* BEGIN Given material *

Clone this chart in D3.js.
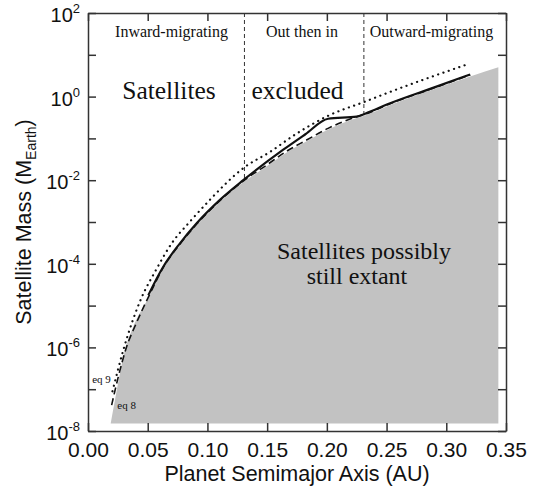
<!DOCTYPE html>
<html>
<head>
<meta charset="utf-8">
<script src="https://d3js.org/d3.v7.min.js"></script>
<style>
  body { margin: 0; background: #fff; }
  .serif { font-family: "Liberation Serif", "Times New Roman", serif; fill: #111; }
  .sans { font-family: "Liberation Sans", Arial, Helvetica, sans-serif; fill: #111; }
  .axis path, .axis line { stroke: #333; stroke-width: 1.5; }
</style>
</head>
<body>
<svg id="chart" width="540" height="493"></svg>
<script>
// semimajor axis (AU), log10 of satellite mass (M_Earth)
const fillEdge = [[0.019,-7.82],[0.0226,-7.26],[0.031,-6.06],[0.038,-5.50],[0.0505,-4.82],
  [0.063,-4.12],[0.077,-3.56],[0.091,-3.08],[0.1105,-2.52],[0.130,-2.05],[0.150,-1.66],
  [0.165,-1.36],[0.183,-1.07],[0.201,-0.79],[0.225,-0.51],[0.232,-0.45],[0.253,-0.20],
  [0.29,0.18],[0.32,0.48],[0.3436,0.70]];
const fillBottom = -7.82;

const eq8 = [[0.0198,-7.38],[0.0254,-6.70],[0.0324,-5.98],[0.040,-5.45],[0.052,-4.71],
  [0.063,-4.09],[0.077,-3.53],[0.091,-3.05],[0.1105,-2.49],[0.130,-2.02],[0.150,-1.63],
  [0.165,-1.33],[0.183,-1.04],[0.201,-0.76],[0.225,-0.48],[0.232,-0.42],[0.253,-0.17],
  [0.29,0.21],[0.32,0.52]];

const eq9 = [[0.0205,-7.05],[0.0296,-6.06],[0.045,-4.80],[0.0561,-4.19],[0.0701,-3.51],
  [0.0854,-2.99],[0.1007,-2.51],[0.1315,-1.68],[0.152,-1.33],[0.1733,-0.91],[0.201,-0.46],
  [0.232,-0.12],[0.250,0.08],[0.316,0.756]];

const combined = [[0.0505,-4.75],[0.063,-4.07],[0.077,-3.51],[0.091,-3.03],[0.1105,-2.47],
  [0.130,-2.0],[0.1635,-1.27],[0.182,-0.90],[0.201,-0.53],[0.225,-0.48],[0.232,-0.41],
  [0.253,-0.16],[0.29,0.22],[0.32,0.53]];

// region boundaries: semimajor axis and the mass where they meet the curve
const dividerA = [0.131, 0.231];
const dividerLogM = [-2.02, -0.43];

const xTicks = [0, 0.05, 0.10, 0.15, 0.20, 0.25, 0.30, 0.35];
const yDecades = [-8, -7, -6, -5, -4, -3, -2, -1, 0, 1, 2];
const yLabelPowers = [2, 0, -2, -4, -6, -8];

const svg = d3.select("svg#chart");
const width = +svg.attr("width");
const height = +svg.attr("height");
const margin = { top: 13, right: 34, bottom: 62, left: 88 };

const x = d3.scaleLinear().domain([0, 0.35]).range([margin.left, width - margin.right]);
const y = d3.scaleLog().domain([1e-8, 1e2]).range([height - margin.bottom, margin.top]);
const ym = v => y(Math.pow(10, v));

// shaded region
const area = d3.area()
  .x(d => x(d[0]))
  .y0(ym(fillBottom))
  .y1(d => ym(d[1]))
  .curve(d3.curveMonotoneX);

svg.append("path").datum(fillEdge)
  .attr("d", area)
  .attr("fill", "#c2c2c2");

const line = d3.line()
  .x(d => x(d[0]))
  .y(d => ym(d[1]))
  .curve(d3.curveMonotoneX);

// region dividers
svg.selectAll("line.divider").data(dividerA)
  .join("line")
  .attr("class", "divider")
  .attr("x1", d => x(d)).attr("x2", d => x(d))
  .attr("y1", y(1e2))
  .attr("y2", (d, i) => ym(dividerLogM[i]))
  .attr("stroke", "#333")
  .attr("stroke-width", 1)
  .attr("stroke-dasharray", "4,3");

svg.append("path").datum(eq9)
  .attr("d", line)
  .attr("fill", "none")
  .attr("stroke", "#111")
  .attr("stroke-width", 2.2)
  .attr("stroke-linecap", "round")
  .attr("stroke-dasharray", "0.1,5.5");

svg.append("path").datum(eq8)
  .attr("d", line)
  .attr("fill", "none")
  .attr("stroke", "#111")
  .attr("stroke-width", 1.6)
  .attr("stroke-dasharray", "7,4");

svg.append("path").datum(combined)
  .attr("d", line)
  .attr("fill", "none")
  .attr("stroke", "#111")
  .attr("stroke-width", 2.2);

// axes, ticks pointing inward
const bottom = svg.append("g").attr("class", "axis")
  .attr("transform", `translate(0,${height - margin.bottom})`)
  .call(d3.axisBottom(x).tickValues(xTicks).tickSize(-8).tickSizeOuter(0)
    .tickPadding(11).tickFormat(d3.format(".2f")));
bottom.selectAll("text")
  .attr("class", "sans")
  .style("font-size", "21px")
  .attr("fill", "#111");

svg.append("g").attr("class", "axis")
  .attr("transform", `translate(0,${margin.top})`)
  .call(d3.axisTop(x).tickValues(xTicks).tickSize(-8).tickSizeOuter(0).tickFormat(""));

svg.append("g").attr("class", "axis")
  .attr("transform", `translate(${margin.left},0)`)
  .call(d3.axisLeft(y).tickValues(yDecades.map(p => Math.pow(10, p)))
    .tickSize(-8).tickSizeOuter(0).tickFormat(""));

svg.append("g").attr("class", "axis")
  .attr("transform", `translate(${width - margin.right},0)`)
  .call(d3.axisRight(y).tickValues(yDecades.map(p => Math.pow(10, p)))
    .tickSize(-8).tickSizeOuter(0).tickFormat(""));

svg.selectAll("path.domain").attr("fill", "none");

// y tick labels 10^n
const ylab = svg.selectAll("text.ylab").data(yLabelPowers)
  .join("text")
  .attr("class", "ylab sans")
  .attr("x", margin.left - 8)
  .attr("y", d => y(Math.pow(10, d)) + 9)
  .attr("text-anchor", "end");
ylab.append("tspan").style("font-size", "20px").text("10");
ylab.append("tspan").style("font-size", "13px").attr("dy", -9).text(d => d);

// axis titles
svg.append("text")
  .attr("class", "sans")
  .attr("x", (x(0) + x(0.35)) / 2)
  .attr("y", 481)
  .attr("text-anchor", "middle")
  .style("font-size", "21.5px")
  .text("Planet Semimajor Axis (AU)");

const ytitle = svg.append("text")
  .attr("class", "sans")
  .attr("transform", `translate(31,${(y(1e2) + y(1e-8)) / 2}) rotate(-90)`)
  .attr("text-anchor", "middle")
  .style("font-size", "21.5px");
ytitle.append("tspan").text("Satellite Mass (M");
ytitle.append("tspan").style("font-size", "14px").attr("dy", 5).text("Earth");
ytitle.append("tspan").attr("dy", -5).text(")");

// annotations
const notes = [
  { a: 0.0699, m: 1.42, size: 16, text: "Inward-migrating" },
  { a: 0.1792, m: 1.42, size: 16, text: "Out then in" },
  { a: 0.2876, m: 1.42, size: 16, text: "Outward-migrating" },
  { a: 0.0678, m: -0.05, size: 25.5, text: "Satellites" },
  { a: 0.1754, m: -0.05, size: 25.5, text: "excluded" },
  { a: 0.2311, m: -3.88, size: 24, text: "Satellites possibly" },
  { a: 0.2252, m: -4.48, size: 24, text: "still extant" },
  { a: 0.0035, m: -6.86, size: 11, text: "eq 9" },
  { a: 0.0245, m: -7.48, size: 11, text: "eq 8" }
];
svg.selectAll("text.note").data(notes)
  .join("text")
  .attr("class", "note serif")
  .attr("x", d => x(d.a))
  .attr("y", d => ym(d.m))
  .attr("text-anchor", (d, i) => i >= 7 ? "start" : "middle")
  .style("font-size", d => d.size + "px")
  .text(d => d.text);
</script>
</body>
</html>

* END Given material *

Isolate the lines above that contain the word "chart" and copy them.

Clone this chart in D3.js.
<svg id="chart" width="540" height="493"></svg>
const svg = d3.select("svg#chart");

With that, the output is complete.